The new proposals envisage clustering the negotiating chapters into six categories and opening them as a whole instead of the current approach of sequencing and only opening one after another has been closed.

"The methodology itself is to accommodate the reservations of some Member States," added Popovikj in reference to Paris' objections which resulted in the postponement of accession for Albania and North Macedonia despite recommendations by the European Union commission in October.

Meanwhile, Cvetin Chilimanov a former adviser to the Macedonian President Gjorge Ivanov is more pessimistic about the likely result of the new formula.

"For a long time, Macedonia faced political decisions to block its enlargement," says Chilimanov in reference to Greece's objections to Skopje's accession ambitions. "But these were often disguised as a problem with the merits of our application."

"Now we hear that the process will be made more openly political and member states would have the right to block countries they don't like," added Chilimanov, speaking to TRT World.

When France and several other EU member states controversially blocked North Macedonia and Albania's accession citing insufficient progress — in a decision that some decried as "perverse liberal racism" — many saw it as the death of the Balkan accession prospects.

"These days Macedonia does not meet the criteria for opening accession talks - just observe the systemic arrests of opposition officials and the corruption in the judiciary - but because of the imposed change of its name, EU countries are willing to allow it to open accession talk," said Chilimanov.    

Kosovo's newly minted centre-left and bookish Prime Minister Albin Kurti in a recent interview said: "The European Union is such a serious enterprise that if it is not to move forward, it will definitely move backwards."

Kurti, of course, had in mind the increasingly fledgeling prospects of the Balkans making it into the EU as fatigue sets into the bloc struggling with an identity crisis and rising nationalism.

By every measure, Balkan countries are struggling with demographic decline, widespread corruption and are decades away from joining the EU or attaining the standards necessary. 

Serbia and Montenegro, the leaders in the Balkan pack, are unlikely to join before 2025.

Albania, for instance, is in the midst of a political crisis which has resulted in the opposition Democratic Party boycotting parliament. Its prospects for joining the EU seem as far they have ever been.

Indrit Vokshi, a Member of the National Council of the Democratic Party in Albania, views the country's EU prospects as no better than eight years ago when the Socialist Party took power under the premiership of Edi Rama.

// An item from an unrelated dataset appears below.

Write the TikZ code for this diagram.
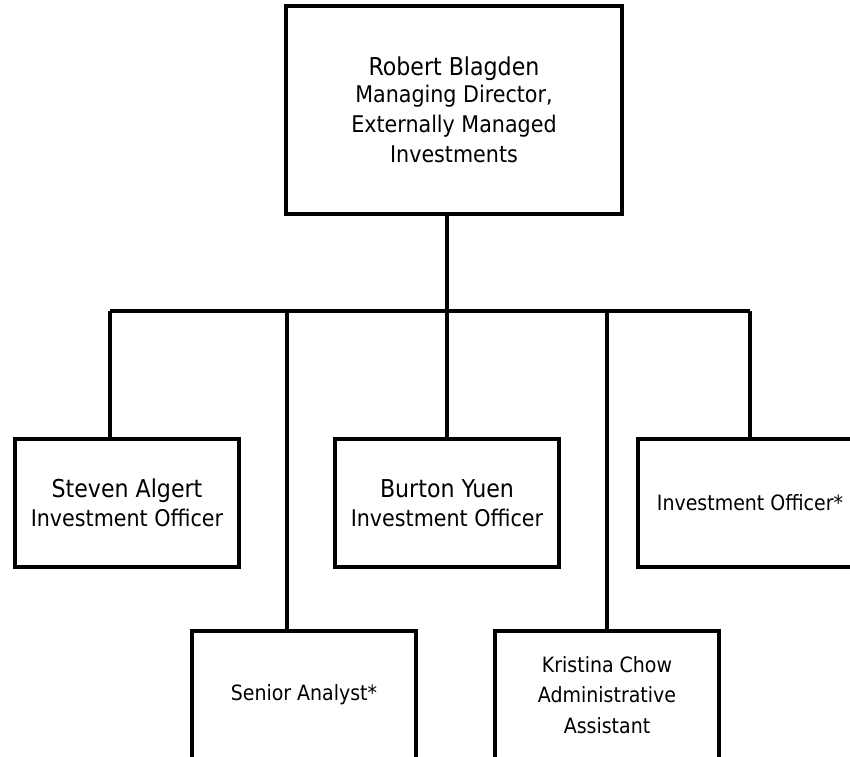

Endemic corruption and a lack of job opportunities have resulted in more than 300,000 Albanians leaving the country. The Rama government has also been accused of clamping down on the opposition.

"In reality, with this government in charge and this treatment being given to the human being in Albania by the 'Rama' state, Albania is far from the European Union," said Vokshi.

What Albania needs, says Vokshi, is a "new government, classically liberal, European, and peaceful".

Tellingly, the new EU strategy for the Balkans seems to reflect very little of what is happening on the ground. Each country has an accumulated set of problems which exist beyond the accession negotiations.

"Clearly it is in Macedonian interest to advance to the group with Serbia and Montenegro," said Chilimanov adding that some in the country would favourably view the move into the "mainly Christian group of Balkan states" and leaving the three majority Muslim countries in the Balkans; Albania, Bosnia and Kosovo behind.

The notion that some EU member states view the accession process through a faith-based lens has been noted in the past, even if they are not central to it.

John Paul Newman, an associate professor of Balkan and East-Central European history, doesn't believe "such attitudes are of overriding importance in the EU's approach to accession in the Balkans". 

"How far and how fast enlargement should proceed" is of more importance Newman added speaking to TRT World.

This approach also reflects an unease amongst Western EU members that expansion to Eastern Europe, primarily led by Britain, may have been too fast. 

At the same time, the bloc was still in the process of defining itself and democratic institutions steadily taking root amongst the ten new entrants. Now several countries have seen backsliding in democratic norms with the EU with little power to address it.

Attempts by right-wing leaders to make "arguments about Europe being a continent based on Christian values" are "bogus" said Newman. 

"They will likely try and make political capital out of countries with large Muslim populations joining the union, and it is important the EU takes a stand against this" added Newman.